[Stored entries]
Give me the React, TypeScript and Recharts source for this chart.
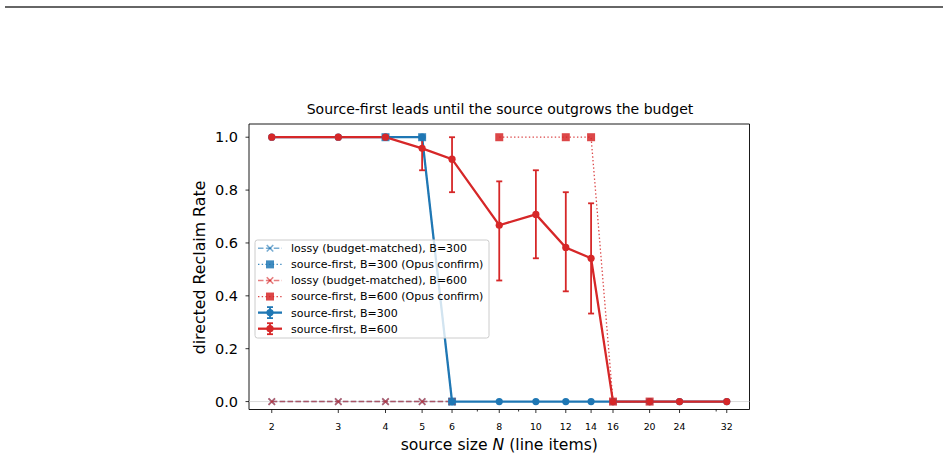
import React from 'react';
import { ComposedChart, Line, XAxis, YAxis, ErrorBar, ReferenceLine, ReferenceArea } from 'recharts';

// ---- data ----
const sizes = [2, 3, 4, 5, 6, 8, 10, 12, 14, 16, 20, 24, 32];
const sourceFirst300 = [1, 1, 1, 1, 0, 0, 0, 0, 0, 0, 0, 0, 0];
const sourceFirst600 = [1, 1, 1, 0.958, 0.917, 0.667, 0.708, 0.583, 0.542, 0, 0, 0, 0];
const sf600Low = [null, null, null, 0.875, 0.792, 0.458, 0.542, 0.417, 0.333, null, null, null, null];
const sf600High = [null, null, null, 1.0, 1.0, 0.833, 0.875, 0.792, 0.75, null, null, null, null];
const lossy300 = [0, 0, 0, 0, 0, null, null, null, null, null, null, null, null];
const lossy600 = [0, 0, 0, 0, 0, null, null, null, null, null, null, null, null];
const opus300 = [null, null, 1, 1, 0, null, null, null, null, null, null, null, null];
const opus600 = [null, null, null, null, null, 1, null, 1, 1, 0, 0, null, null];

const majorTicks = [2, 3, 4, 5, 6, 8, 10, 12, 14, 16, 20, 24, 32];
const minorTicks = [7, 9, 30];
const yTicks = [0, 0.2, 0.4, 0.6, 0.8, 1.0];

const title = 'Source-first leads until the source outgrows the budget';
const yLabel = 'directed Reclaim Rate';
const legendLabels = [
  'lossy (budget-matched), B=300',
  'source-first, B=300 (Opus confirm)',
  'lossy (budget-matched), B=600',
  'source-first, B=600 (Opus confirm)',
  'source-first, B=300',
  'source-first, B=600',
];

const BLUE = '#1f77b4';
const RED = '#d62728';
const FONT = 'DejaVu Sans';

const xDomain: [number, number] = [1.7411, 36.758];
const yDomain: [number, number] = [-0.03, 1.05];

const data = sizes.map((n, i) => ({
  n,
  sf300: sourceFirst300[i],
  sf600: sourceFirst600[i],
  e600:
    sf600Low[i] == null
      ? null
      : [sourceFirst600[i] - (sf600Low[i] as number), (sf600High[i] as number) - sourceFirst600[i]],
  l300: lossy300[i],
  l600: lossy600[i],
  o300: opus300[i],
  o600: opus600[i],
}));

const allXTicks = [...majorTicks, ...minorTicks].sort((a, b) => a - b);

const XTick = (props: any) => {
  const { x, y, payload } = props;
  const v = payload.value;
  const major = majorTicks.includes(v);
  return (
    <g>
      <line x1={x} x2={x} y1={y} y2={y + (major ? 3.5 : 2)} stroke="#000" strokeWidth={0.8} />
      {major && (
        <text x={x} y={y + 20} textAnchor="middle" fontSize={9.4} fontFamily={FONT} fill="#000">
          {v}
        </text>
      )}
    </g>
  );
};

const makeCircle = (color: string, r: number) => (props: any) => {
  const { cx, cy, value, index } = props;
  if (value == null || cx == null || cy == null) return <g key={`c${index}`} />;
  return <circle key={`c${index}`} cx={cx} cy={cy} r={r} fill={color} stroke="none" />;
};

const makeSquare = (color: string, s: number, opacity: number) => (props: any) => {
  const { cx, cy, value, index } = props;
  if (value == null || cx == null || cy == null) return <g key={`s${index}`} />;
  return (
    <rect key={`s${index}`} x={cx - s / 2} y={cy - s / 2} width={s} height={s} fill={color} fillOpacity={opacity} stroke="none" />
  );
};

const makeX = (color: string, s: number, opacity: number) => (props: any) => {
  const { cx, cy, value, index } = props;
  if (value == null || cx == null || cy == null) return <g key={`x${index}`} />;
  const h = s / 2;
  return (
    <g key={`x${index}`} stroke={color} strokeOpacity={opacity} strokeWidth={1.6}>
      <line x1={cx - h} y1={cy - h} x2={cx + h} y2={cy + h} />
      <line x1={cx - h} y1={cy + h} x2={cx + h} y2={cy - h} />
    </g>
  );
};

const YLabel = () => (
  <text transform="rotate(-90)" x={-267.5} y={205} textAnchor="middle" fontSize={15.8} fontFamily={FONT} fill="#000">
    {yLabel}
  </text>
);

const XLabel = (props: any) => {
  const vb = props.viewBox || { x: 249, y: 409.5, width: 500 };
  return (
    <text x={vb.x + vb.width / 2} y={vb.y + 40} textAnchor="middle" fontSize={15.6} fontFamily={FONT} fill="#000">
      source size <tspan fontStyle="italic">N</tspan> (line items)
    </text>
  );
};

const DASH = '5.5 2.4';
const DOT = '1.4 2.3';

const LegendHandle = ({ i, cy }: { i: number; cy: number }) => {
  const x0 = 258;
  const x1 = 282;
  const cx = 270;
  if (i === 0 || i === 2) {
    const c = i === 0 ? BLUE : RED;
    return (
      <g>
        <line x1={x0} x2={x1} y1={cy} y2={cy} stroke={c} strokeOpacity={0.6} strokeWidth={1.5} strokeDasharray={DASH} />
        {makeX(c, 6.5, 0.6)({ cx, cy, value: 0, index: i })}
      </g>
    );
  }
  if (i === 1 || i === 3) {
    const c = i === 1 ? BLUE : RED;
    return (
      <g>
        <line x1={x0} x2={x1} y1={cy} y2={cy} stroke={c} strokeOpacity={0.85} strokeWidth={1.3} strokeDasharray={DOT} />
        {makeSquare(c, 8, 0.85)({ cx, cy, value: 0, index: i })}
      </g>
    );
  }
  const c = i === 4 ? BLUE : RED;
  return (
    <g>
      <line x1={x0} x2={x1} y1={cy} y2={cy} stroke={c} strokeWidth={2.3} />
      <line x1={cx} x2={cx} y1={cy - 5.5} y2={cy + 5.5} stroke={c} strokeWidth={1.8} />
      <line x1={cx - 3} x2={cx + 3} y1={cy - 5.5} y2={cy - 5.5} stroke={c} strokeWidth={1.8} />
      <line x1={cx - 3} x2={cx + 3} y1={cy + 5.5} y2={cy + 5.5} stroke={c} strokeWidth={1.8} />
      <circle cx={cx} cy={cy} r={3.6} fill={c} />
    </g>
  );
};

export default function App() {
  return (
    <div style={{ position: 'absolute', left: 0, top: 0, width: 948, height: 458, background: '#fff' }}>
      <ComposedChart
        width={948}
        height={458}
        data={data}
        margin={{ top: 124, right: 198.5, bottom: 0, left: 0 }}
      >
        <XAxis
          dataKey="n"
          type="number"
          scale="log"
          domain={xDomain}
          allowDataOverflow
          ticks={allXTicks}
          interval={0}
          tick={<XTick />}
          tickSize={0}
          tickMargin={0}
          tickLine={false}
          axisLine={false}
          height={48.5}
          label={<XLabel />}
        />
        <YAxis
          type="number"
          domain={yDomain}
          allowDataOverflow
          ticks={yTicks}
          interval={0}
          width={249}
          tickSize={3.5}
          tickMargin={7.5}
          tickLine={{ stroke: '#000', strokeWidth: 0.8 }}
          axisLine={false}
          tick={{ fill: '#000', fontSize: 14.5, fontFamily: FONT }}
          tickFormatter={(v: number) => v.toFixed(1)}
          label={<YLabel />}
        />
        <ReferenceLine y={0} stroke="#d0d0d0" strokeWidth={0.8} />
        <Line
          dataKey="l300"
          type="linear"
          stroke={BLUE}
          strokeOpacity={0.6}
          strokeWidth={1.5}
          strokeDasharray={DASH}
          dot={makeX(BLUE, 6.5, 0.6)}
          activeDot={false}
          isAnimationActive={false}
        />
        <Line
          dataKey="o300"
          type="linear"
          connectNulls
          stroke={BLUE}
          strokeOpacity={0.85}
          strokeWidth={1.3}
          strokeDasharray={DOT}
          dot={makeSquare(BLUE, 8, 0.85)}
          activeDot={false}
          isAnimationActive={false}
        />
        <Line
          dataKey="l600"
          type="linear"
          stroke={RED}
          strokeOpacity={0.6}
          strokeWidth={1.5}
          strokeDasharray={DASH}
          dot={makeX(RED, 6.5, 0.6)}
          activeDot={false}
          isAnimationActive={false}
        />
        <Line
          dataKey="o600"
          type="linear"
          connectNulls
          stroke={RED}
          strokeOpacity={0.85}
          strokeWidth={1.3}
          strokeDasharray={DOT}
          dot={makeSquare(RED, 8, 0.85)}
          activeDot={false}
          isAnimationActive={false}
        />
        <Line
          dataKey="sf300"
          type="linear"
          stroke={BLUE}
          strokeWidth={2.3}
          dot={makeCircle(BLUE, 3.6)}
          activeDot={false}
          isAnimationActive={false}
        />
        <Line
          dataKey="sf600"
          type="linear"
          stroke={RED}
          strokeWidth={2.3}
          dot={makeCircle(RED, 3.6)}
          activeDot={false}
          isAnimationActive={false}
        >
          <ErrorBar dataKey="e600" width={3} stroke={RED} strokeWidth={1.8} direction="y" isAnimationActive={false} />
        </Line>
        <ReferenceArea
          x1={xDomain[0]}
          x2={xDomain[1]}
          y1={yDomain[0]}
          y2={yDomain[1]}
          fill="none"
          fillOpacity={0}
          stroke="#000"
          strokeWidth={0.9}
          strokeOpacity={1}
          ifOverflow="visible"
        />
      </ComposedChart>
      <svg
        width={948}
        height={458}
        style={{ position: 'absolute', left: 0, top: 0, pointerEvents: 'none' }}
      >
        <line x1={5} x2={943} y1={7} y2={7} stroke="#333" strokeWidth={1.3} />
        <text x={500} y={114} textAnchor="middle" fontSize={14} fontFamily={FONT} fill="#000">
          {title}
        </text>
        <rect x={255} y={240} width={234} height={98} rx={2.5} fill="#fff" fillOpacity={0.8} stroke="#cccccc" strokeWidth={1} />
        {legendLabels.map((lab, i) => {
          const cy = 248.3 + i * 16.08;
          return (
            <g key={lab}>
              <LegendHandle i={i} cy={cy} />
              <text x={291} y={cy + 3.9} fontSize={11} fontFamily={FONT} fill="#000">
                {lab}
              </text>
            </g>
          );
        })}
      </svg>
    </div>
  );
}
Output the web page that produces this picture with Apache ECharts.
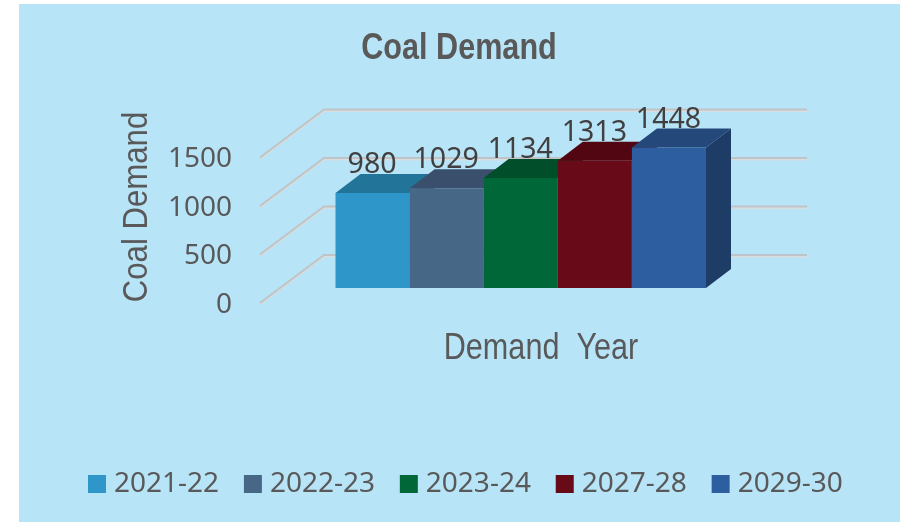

= Job =
Print exactly the first line of the entries and every line after it through the one that contains "ErrorBar, ReferenceLine, ReferenceArea", leaving the pictures out.

= The answer =
Give me the React, TypeScript and Recharts source for this chart.
import React from 'react';
import { ComposedChart, Line, XAxis, YAxis, ErrorBar, ReferenceLine, ReferenceArea } from 'recharts';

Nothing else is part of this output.